When you first contacted this board, I think all of us with children and grandchildren felt at least a little of your pain and shared your grief. We all still do, I’m sure. But not only can you not bring your daughter back, but adding more regulations onto the incredible number of regulations we’re already subjected to will not help future victims of small aircraft crashes.
Aviation is already one of the most heavily regulated segments of society. Many of those regulations directly impact safety. But so much of aviation safety depends not on those regulations but on the experience level of the pilots themselves. As I often say, a pilot’s certificate is a license to learn, and a pilot learns a lot over many years of flying, no matter how well he or she did during the lessons leading to being certified. I have been flying for more than 40 years, I’ve taught flying, and I flew single engine charter for a few years, predominately in Wyoming and Colorado.
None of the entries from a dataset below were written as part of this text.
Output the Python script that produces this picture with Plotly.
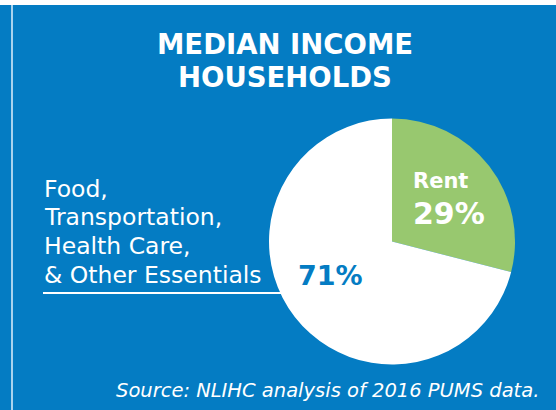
import plotly.graph_objects as go

# ---- data ----
categories = ["Rent", "Food, Transportation, Health Care, & Other Essentials"]
shares = [29, 71]
slice_colors = ["#98C86F", "#FFFFFF"]
title_lines = ["MEDIAN INCOME", "HOUSEHOLDS"]
essentials_lines = ["Food,", "Transportation,", "Health Care,", "& Other Essentials"]
source_text = "Source: NLIHC analysis of 2016 PUMS data."

W, H = 556, 410
BLUE = "#047CC3"

def px(x):
    return x / W

def py(y):
    return 1 - y / H

fig = go.Figure()
fig.add_trace(go.Pie(
    labels=categories,
    values=shares,
    sort=False,
    direction="clockwise",
    rotation=0,
    marker=dict(colors=slice_colors, line=dict(width=0)),
    textinfo="none",
    hoverinfo="skip",
    showlegend=False,
    domain=dict(x=[px(269), px(515)], y=[py(365), py(118)]),
))

ann = []
# title
for txt, yc in zip(title_lines, [44.5, 76.7]):
    ann.append(dict(text=f"<b>{txt}</b>", x=px(285), y=py(yc), xanchor="center", yanchor="middle",
                    font=dict(family="DejaVu Sans", size=27.5, color="white")))
# essentials label
for txt, yc in zip(essentials_lines, [189, 217, 246, 275]):
    ann.append(dict(text=txt, x=px(42), y=py(yc), xanchor="left", yanchor="middle",
                    font=dict(family="DejaVu Sans", size=23.5, color="white")))
# slice labels
ann.append(dict(text=f"<b>{categories[0]}</b>", x=px(411), y=py(181), xanchor="left", yanchor="middle",
                font=dict(family="DejaVu Sans", size=21, color="white")))
ann.append(dict(text=f"<b>{shares[0]}%</b>", x=px(411), y=py(213.5), xanchor="left", yanchor="middle",
                font=dict(family="DejaVu Sans", size=30, color="white")))
ann.append(dict(text=f"<b>{shares[1]}%</b>", x=px(330), y=py(275), xanchor="center", yanchor="middle",
                font=dict(family="DejaVu Sans", size=27, color=BLUE)))
# source
ann.append(dict(text=f"<i>{source_text}</i>", x=px(541), y=py(390), xanchor="right", yanchor="middle",
                font=dict(family="DejaVu Sans", size=19.5, color="white")))

for a in ann:
    a.update(xref="paper", yref="paper", showarrow=False)

shapes = [
    # top white band
    dict(type="rect", xref="paper", yref="paper", x0=0, x1=1, y0=py(5), y1=1,
         fillcolor="white", line=dict(width=0), layer="above"),
    # left light line
    dict(type="rect", xref="paper", yref="paper", x0=px(11), x1=px(13), y0=0, y1=py(5),
         fillcolor="#A9D3EE", line=dict(width=0), layer="above"),
    # underline
    dict(type="line", xref="paper", yref="paper", x0=px(43), x1=px(281), y0=py(293), y1=py(293),
         line=dict(color="white", width=2), layer="below"),
]

fig.update_layout(
    width=W, height=H,
    margin=dict(l=0, r=0, t=0, b=0),
    paper_bgcolor=BLUE, plot_bgcolor=BLUE,
    annotations=ann, shapes=shapes,
)

fig.write_html("out.html", config={"displayModeBar": False},
               post_script="document.body.style.margin='0';document.body.style.overflow='hidden';")
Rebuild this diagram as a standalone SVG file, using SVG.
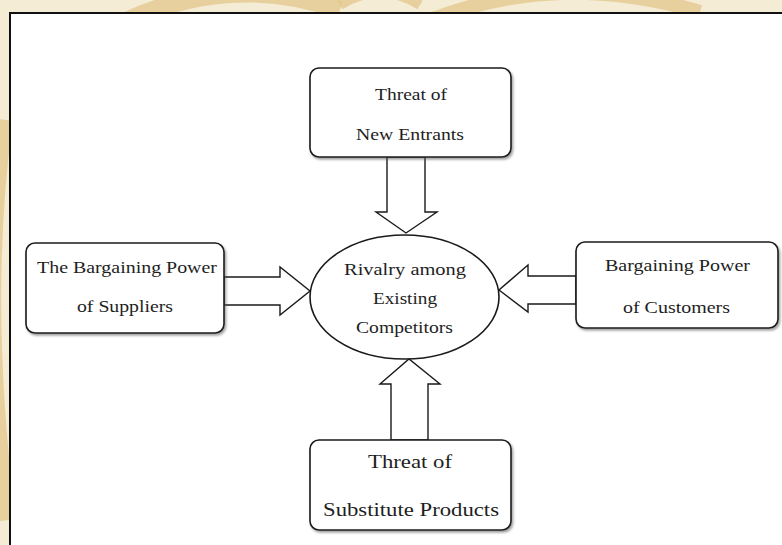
<svg xmlns="http://www.w3.org/2000/svg" width="782" height="545" viewBox="0 0 782 545">
<defs>
<filter id="sh" x="-10%" y="-10%" width="130%" height="140%">
<feDropShadow dx="1.5" dy="2" stdDeviation="1.2" flood-color="#555" flood-opacity="0.55"/>
</filter>
<style>
.box{fill:#fff;stroke:#1a1a1a;stroke-width:1.6;filter:url(#sh)}
.arr{fill:#fff;stroke:#1a1a1a;stroke-width:1.4;stroke-linejoin:miter}
.t{font-family:"Liberation Serif","Times New Roman",serif;fill:#1e1e1e;text-anchor:middle}
.wm{fill:none;stroke:#e2c78a;stroke-opacity:0.75}
</style>
</defs>
<g id="background">
<rect x="0" y="0" width="782" height="545" fill="#f5ecd6"/>
<path class="wm" stroke-width="18" d="M60 60 Q200 -40 340 10"/>
<path class="wm" stroke-width="14" d="M430 20 Q560 -30 700 12"/>
<path class="wm" stroke-width="16" d="M5 120 Q-20 300 8 520"/>
<path class="wm" stroke-width="10" d="M340 5 Q380 -20 420 5"/>
</g>
<rect id="frame" x="10" y="13" width="790" height="560" fill="#fff" stroke="#111" stroke-width="2"/>
<g id="connectors">
<polygon class="arr" points="387,157 387,212 376,212 406,233 437,212 425,212 425,157"/>
<polygon class="arr" points="224,277 280,277 280,267 310,291 280,315 280,305 224,305"/>
<polygon class="arr" points="576,276 528,276 528,265 499,290 528,312 528,304 576,304"/>
<polygon class="arr" points="391,440 391,384 380,384 409,359 440,384 428,384 428,440"/>
</g>
<g id="new-entrants">
<rect class="box" x="310" y="68" width="201" height="89" rx="9"/>
<text class="t" x="411" y="100" font-size="17.5" textLength="72" lengthAdjust="spacingAndGlyphs">Threat of</text>
<text class="t" x="410" y="140" font-size="17.5" textLength="108" lengthAdjust="spacingAndGlyphs">New Entrants</text>
</g>
<g id="suppliers">
<rect class="box" x="26" y="243" width="198" height="90" rx="9"/>
<text class="t" x="127" y="273" font-size="16.5" textLength="180" lengthAdjust="spacingAndGlyphs">The Bargaining Power</text>
<text class="t" x="125" y="312" font-size="16.5" textLength="96" lengthAdjust="spacingAndGlyphs">of Suppliers</text>
</g>
<g id="customers">
<rect class="box" x="576" y="242" width="202" height="86" rx="9"/>
<text class="t" x="677.5" y="271" font-size="17.5" textLength="145" lengthAdjust="spacingAndGlyphs">Bargaining Power</text>
<text class="t" x="676.5" y="313" font-size="17.5" textLength="107" lengthAdjust="spacingAndGlyphs">of Customers</text>
</g>
<g id="substitutes">
<rect class="box" x="310" y="440" width="201" height="90" rx="9"/>
<text class="t" x="410" y="468" font-size="19" textLength="84" lengthAdjust="spacingAndGlyphs">Threat of</text>
<text class="t" x="411" y="516" font-size="19" textLength="176" lengthAdjust="spacingAndGlyphs">Substitute Products</text>
</g>
<g id="rivalry">
<ellipse cx="404.5" cy="297" rx="94.5" ry="62" fill="#fff" stroke="#1a1a1a" stroke-width="1.6"/>
<text class="t" x="405" y="275" font-size="16.5" textLength="122" lengthAdjust="spacingAndGlyphs">Rivalry among</text>
<text class="t" x="405" y="304" font-size="16.5" textLength="64" lengthAdjust="spacingAndGlyphs">Existing</text>
<text class="t" x="404.5" y="333" font-size="16.5" textLength="97" lengthAdjust="spacingAndGlyphs">Competitors</text>
</g>
</svg>
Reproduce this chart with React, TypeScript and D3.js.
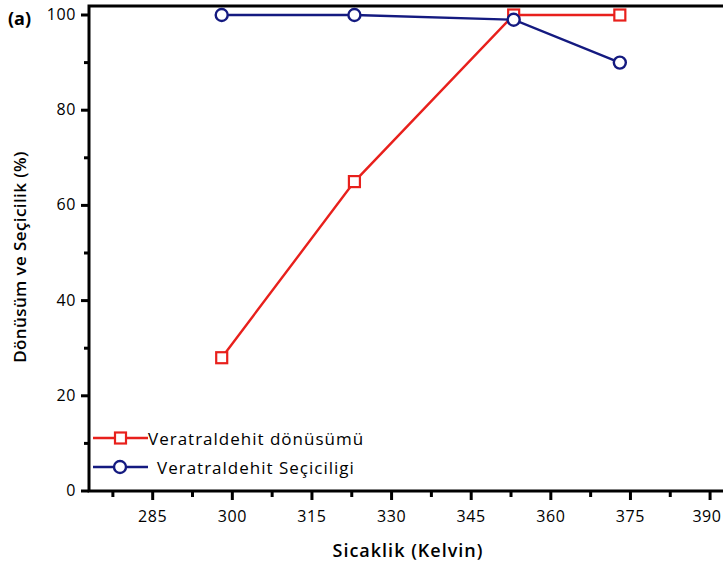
import React, { useEffect, useRef } from "react";
import * as d3 from "d3";

const temps = [298, 323, 353, 373];
const conversion = [28, 65, 100, 100];
const selectivity = [100, 100, 99, 90];
const xTicks = [285, 300, 315, 330, 345, 360, 375, 390];
const yTicks = [0, 20, 40, 60, 80, 100];
const legendLabels = ["Veratraldehit dönüsümü", "Veratraldehit Seçiciligi"];

const RED = "#e8201c";
const BLUE = "#141a80";
const FONT = "'Open Sans', 'DejaVu Sans', sans-serif";

const App = () => {
  const svgRef = useRef<SVGSVGElement>(null);

  useEffect(() => {
    const svg = d3.select(svgRef.current);
    svg.selectAll("*").remove();

    const width = 723;
    const left = 89;
    const top = 6;
    const bottom = 491;

    // x domain runs past the right edge, the picture is cropped there
    const x = d3.scaleLinear().domain([273, 285]).range([left, 152.7]);
    const y = d3.scaleLinear().domain([0, 100]).range([bottom, 15]);

    // frame: left, bottom, top
    svg.append("path")
      .attr("d", `M${width + 5},${top} H${left} V${bottom} H${width + 5}`)
      .attr("fill", "none")
      .attr("stroke", "black")
      .attr("stroke-width", 3);

    // y ticks
    const yMinor = d3.range(10, 100, 20);
    svg.selectAll(".ymaj").data(yTicks).enter().append("line")
      .attr("x1", left - 8).attr("x2", left)
      .attr("y1", (d) => y(d)).attr("y2", (d) => y(d))
      .attr("stroke", "black").attr("stroke-width", 3);
    svg.selectAll(".ymin").data(yMinor).enter().append("line")
      .attr("x1", left - 5).attr("x2", left)
      .attr("y1", (d) => y(d)).attr("y2", (d) => y(d))
      .attr("stroke", "black").attr("stroke-width", 3);
    svg.selectAll(".ylab").data(yTicks).enter().append("text")
      .attr("x", left - 13).attr("y", (d) => y(d) + 5)
      .attr("text-anchor", "end")
      .style("font-family", FONT).style("font-size", "16px")
      .style("letter-spacing", "0.6px")
      .text((d) => d);

    // x ticks
    const xMinor = d3.range(277.5, 400, 15);
    svg.selectAll(".xmaj").data(xTicks).enter().append("line")
      .attr("x1", (d) => x(d)).attr("x2", (d) => x(d))
      .attr("y1", bottom).attr("y2", bottom + 9)
      .attr("stroke", "black").attr("stroke-width", 3);
    svg.selectAll(".xmin").data(xMinor).enter().append("line")
      .attr("x1", (d) => x(d)).attr("x2", (d) => x(d))
      .attr("y1", bottom).attr("y2", bottom + 6)
      .attr("stroke", "black").attr("stroke-width", 3);
    svg.selectAll(".xlab").data(xTicks).enter().append("text")
      .attr("x", (d) => Math.min(x(d), 707)).attr("y", bottom + 31)
      .attr("text-anchor", "middle")
      .style("font-family", FONT).style("font-size", "16px")
      .style("letter-spacing", "0.6px")
      .text((d) => d);

    // axis titles
    svg.append("text")
      .attr("x", 408).attr("y", 557)
      .attr("text-anchor", "middle")
      .style("font-family", FONT).style("font-size", "18px").style("font-weight", "600")
      .style("letter-spacing", "1px")
      .text("Sicaklik (Kelvin)");
    svg.append("text")
      .attr("transform", `translate(26, 257) rotate(-90)`)
      .attr("text-anchor", "middle")
      .style("font-family", FONT).style("font-size", "17px").style("font-weight", "600")
      .style("letter-spacing", "0.4px")
      .text("Dönüsüm ve Seçicilik (%)");
    svg.append("text")
      .attr("x", 8).attr("y", 25)
      .style("font-family", FONT).style("font-size", "18px").style("font-weight", "bold")
      .text("(a)");

    const line = d3.line<number>().x((d, i) => x(temps[i])).y((d) => y(d));

    // conversion series
    svg.append("path").datum(conversion)
      .attr("d", line).attr("fill", "none")
      .attr("stroke", RED).attr("stroke-width", 2.4);
    svg.selectAll(".sq").data(conversion).enter().append("rect")
      .attr("x", (d, i) => x(temps[i]) - 5.5).attr("y", (d) => y(d) - 5.5)
      .attr("width", 11).attr("height", 11)
      .attr("fill", "white").attr("stroke", RED).attr("stroke-width", 2.2);

    // selectivity series
    svg.append("path").datum(selectivity)
      .attr("d", line).attr("fill", "none")
      .attr("stroke", BLUE).attr("stroke-width", 2.4);
    svg.selectAll(".ci").data(selectivity).enter().append("circle")
      .attr("cx", (d, i) => x(temps[i])).attr("cy", (d) => y(d))
      .attr("r", 6)
      .attr("fill", "white").attr("stroke", BLUE).attr("stroke-width", 2.4);

    // legend
    const lg = svg.append("g");
    lg.append("line").attr("x1", 93).attr("x2", 148).attr("y1", 438).attr("y2", 438)
      .attr("stroke", RED).attr("stroke-width", 2.4);
    lg.append("rect").attr("x", 115).attr("y", 432.5).attr("width", 11).attr("height", 11)
      .attr("fill", "white").attr("stroke", RED).attr("stroke-width", 2.2);
    lg.append("text").attr("x", 148).attr("y", 445)
      .style("font-family", FONT).style("font-size", "17px")
      .style("letter-spacing", "1px")
      .text(legendLabels[0]);
    lg.append("line").attr("x1", 93).attr("x2", 148).attr("y1", 467).attr("y2", 467)
      .attr("stroke", BLUE).attr("stroke-width", 2.4);
    lg.append("circle").attr("cx", 120).attr("cy", 467).attr("r", 6)
      .attr("fill", "white").attr("stroke", BLUE).attr("stroke-width", 2.4);
    lg.append("text").attr("x", 157).attr("y", 474)
      .style("font-family", FONT).style("font-size", "17px")
      .style("letter-spacing", "1px")
      .text(legendLabels[1]);
  }, []);

  return (
    <svg
      ref={svgRef}
      width={723}
      height={570}
      style={{ position: "absolute", left: 0, top: 0, background: "white" }}
    ></svg>
  );
};

export default App;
I am still learning.
To answer your question specifically, flight plans add very little to safety, other than to start the search and rescue (SAR) wheels turning if the flight plan isn’t closed on time. Pilots flying VFR (visually) often must deviate from their flight planned route, for many different reasons. So if they go down, they may very well not be within miles of the route that they planned. The popular media have misled the non-flying public in that regard, because nearly always, the reporting of an aircraft accident contains the sentence, “The pilot failed to file a flight plan.” Yet, in the vast majority of cases, filing a flight plan would not have made a whit of difference.
There are a couple of things that could be done to improve the chances of a downed airplane being found. They could be equipped with better emergency locator beacons (ELTs), and the “official” SAR mentality could be changed to allow others to search in addition to the “official” crews. I’ll address each of those.
Most small airplanes are not yet equipped with 406 MHz ELTs. They are required only to be equipped with ELTs broadcasting on 121.5 and 243 MHz. Both kinds of ELTs are required to automatically activate in the event of a sufficient impact. For many years, 121.5/243 were the universal SAR frequencies, and when satellites began to be used to listen for ELT signals, that’s what they listened for. But those ELTs were often unreliable, failing to activate in some crashes but most often activating unnecessarily in nothing more than hard landings. They also did not provide much accuracy for the SAR personnel to locate them, often requiring many hours to do a grid search. Manufacturers of ELTs began to improve technology, however, and the 406 MHz ELTs now available are much more accurate and have much fewer failures.
Because the 406 MHz technology is so much more reliable and accurate, the SAR satellites no longer listen to 121.5/243 signals, effective February 1, 2009. All pilots were told through multiple media outlets literally years in advance that 121.5/243 would no longer be satellite monitored. But because updating their ELTs to 406 MHz models was not mandated for aircraft flying only within the US, and also because the cost is quite high (approximately $1,500 minimum), many US pilots have chosen not to do so. Among the pilots I know closest, I’m one of the few whose airplane is equipped with a 406 MHz ELT.
Had the aircraft your daughter was in had a 406 MHz ELT, and had it activated on impact or been manually turned on by the pilot before the impact, the crash site might have been located sooner.
For reasons that escape most of us here, the current SAR mentality is that only “official” searchers are allowed into the area in which the search is concentrated. That typically means the Civil Air Patrol (CAP). A Temporary Flight Restriction (TFR) area is designated, and any pilot who is not among the official searchers is prohibited from flying within that TFR. That includes local law enforcement aviators, who are similarly prohibited from entering the TFR.
Yet in many cases, local pilots who know the terrain can be useful searchers, and with very little effort they can do so without interfering with any official searchers. By limiting who can search, searches often take much longer than necessary, and too often, they are concentrated in areas away from the more likely impact areas.
Before this “official” limiting mentality came into being, I participated in a number of searches, volunteering my time and airplane for the local Sheriff’s office when I lived in Laramie. With a couple of deputies aboard, we successfully located at least 2 victims that I can recall, even before the CAP could get their airplanes into the area.
My comments are not meant to denigrate the many good people in the CAP. But generally speaking, they are not a lot better at SAR than any of us are, especially if we know the area in which an airplane is likely to have gone down.
So if you expect to have any impact on future SAR attempts, the very best thing you can do is persuade your contacts to do what they can to eliminate the “only us” mentality, and perhaps require all aircraft to have updated 406 MHz ELTs installed. The latter has been an issue between the FAA and the FCC several times, politicians have gotten into it, and it hasn't happened yet. While others disagree, in my opinion, that should happen.